On the other hand, faced with the Government’s attack on a fundamental right, the Opposition failed to fight acquiescing to Anti-Terrorism legislation which included detention without charge for persons not even suspected of offences.
You may ask how I can tolerate Labor’s retreat from principle on Tampa, but criticise them on this last point. The answer is simple. The right to personal liberty is absolutely fundamental second only to the right to life itself and our legal system has always protected and maintained it. With an election two years off at the time of the debate last year, surely a line could have been drawn in the sand.
I think it’s fair to say that many, perhaps most, Australians have given up on Kim Beazley. But think on this. Labor in 1998 under his leadership polled 50.98 per cent of the two-Party vote. Howard in 2001, even with the assistance of Tampa and Osama, could poll only 50.95 per cent.

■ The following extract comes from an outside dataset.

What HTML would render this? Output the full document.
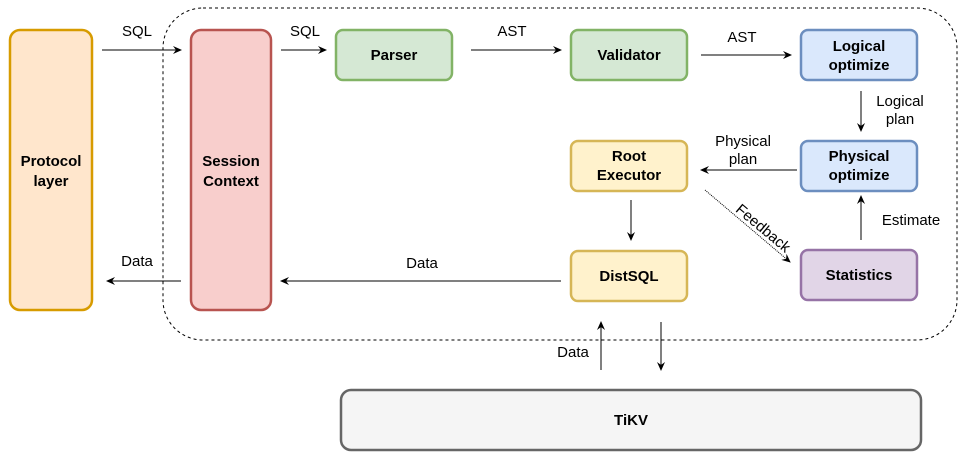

Beazley’s average vote at the only two elections at which he has gone head to head with the PM is (ever so slightly) ahead of Howard’s (50.015 as opposed to 49.985 per cent).
For all the criticisms people make of Kim Beazley, he not the PM is the better vote winner. Might it be because he is not habitually
a liar, not naturally aggressive (in the offensive and juvenile way of many Liberals), and not arrogant or self-centred like some of his Labor predecessors? No one hates Beazley.
Even so, to win, Labor has to get votes in the right seats 16 swinging marginals. How to do it?
Party members undoubtedly seek a better balance between principle and pragmatism with greater weight given to principle.
But I doubt that marginal seat voters hold similar views. Striking the correct balance will therefore be a hard task. I have previously offered in these pages (link here ), the examples of Curtin, Whitlam (in opposition), Wran and Dunstan as evidence of how to win.
Of one thing I am confident. I am sure that while shaving and listening to AM during the 2007 campaign, I will not hear of Labor policies certain to lose votes in the marginals.